25.3.20

Sıtkım sıyrıldı

Sabah bir numaranın canı waffle istedi. Sağından solundan (tabii ki koyu yeşil) sebze sarkan dolu tezgâhın bir kıyısında waffle hamuru karıştırmaya yeltenip bütün hamuru (vıccık vıccık) yere döktü. Günün en önemli olayı bu oldu. Elbette bu olayı olduğu gibi bırakmadık. Nefesimizi alırken fısıldayarak söylenmeler, ''bırak! bırak! ben yaparım!''lardan ve dolap içlerine kadar akan hamuru bahane edip her yeri dip kıyı temizlikten sonra neden iyi bir takım olmamız gerektiği*, bir kişinin her şeye yetişmesinin mümkün olmadığı ve birbirimizin eksiklerini tamamlamamız gerektiği konusunda karşılıklı nutuklarımızı attık.

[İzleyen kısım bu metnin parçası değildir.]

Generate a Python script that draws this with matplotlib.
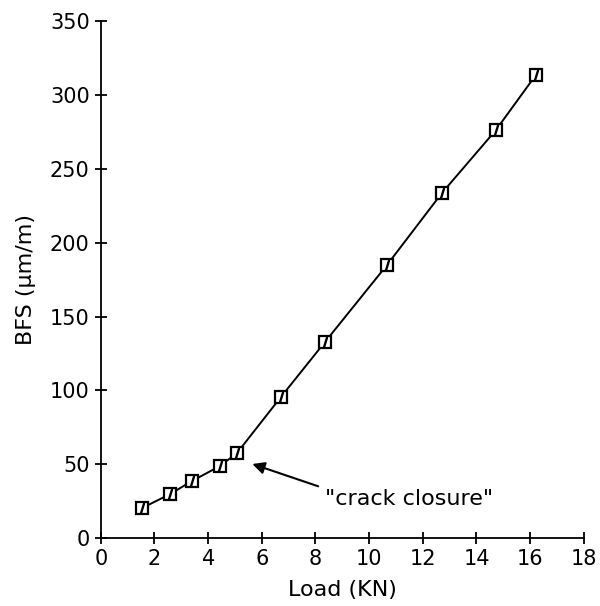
import matplotlib.pyplot as plt

# BFS readings against applied load
load = [1.53, 2.58, 3.39, 4.43, 5.07, 6.71, 8.35, 10.66, 12.71, 14.72, 16.21]
bfs = [20.3, 29.8, 38.6, 48.7, 57.5, 95.5, 132.7, 184.8, 233.6, 276.2, 313.5]

x_ticks = [0, 2, 4, 6, 8, 10, 12, 14, 16, 18]
y_ticks = [0, 50, 100, 150, 200, 250, 300, 350]

fig = plt.figure(figsize=(6, 6.06), dpi=100)
ax = fig.add_axes([0.168, 0.112, 0.805, 0.853])

ax.plot(load, bfs, color='black', lw=1.4, marker='s', ms=8,
        mfc='white', mec='black', mew=1.6)
ax.plot(load, bfs, ls='none', marker='$/$', ms=7, color='black')

ax.annotate('', xy=(5.55, 50.8), xytext=(8.2, 34.5),
            arrowprops=dict(arrowstyle='-|>', color='black', lw=1.5,
                            mutation_scale=18))
ax.text(8.35, 26.4, '"crack closure"', fontsize=16, ha='left', va='center')

ax.set_xlim(0, 18)
ax.set_ylim(0, 350)
ax.set_xticks(x_ticks)
ax.set_yticks(y_ticks)
ax.tick_params(direction='inout', length=9, width=1.3, labelsize=15)
ax.spines['top'].set_visible(False)
ax.spines['right'].set_visible(False)
ax.spines['left'].set_linewidth(1.3)
ax.spines['bottom'].set_linewidth(1.3)

ax.set_xlabel('Load (KN)', fontsize=16, labelpad=8)
ax.set_ylabel('BFS (μm/m)', fontsize=16, labelpad=10)

fig.savefig('out.png', dpi=100)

Çalışmaya oturanlara bir ve iki numaralar sıklıkla varlıklarını hatırlattılar. İş yalan oldu. Haftada belki bir tane eposta aldığım şahıstan günde beş tane ''nasılsınız, iyi misiniz, işinizi iyi yapmanız için bu kaynak da var'' mealinde epostalar almaya devam ediyorum. Adamı bloklamama az kaldı.

Mutad yürüyüşümüzü gerçekleştirdik. Bizim buralarda iki tip yürüyen var. Birinci grup Corona'dan bîhabermiş gibi yüzüne baka baka üstüne yürüyor (bu yolların kralı tavrına birazdan değineceğim). İkinci grup 2 metre kuralına uymak için sağa sola kayıyor, ama bunu yapınca seni rencide ettiğini düşünüp içten bir gülümseme ile ''garip zamanlar'', ''ne olacak bu halimiz'' ''ya işte n'aparsın?'' gibi cümleler kurarak geçip gidiyor.

Bir de koşanlar var; onlar ayrı bir cins olarak kategorize edilmeli. Sporumu yaparım, corona beni durduramaz...peki. Hızımı kesemem kalp atışım düşüyor... tamam. Ama niye üstüme doğru koşuyorsun? Kaldırımı paylaşacağız? Haldır haldır geliyorsun da beni böcek gibi ezemeyeceğine göre? Neyse ki bu insanları hiç bilmedikleri görmedikleri Türk usulü sıyrılma taktiği ile madara ediyorum. Yani düz giderken tam yanına geldiğimde birden 75 ilâ 90 derecelik bir dik açıyla yanından sıyrılıyorum. İstisnasız hepsi tökezliyor.

Amerikalı sıyrılmanın ne olduğunu bilmiyor. Önüne biri çıkarsa en horoz olan yolu kapar, diğeri durur bekler. Kazanan horozda yıllardır gözlemlediğim hareket şudur: Çene yukarda, boyun iyice uzar, omuzlar hafif arkaya atılır, göğüs genişletilir. Gözler karşıdan gelene değil, arkasındaki boşluğa bakar. Kişi, varsa yanındakiyle konuşur. Dinleyen değil, konuşan olmak lazımdır, çünkü dinleyen edilgendir, dolayısıyla yol veren olmak kaderidir. Konuşurken nefes ayarı iyi yapılır ve asla cümle bölünmez. Karşıdan gelen bir hiçtir, yoktur öyle biri. Gaz ve toz bulutudur. Yok sayınca üstüne yürümek kolaydır.

Ben de sıyrılıveriyorum.



* Ama bak, Oblivion'daki gibi değil. ''-Are you a good team?'' ''-F.ck you Sally!''




2 yorum:

  1. Amerikalı ve sıyrılma konulu son paragraf içimi acıttı, ne acımasız, ezmeye meyilli bi dünyadayız be, dedim kendi kendime. Çoğu zaman insanlar bana omuz atar, ben de refleks olarak döner, sorry derim, demem gerektiğini düşündüğümden falan değil, refleksten. Bazen de dönüp bakmaz bile çarpan kişi, ben mal gibi hem çarpılmış, hem özür dilemiş olduğumu fark ederim, bi öfke çöker içime. Neyse, çok oturmuş içime, demek ki güzel anlatmışsın:)

    YanıtlaSil
  2. Burada çok acayip bir denge var. Son saniyeye kadar ezecek gibi üstüne gelene papuç bırakmazsan sorry deyip yana çekilebiliyor. Kaybedince nazikler:)Kanadalıların da çarpılınca özür dilediklerini duymuştum, -şehir efsanesi değil. Çarpan da, çarpılan da, karşılıklı özür diliyorlarmış.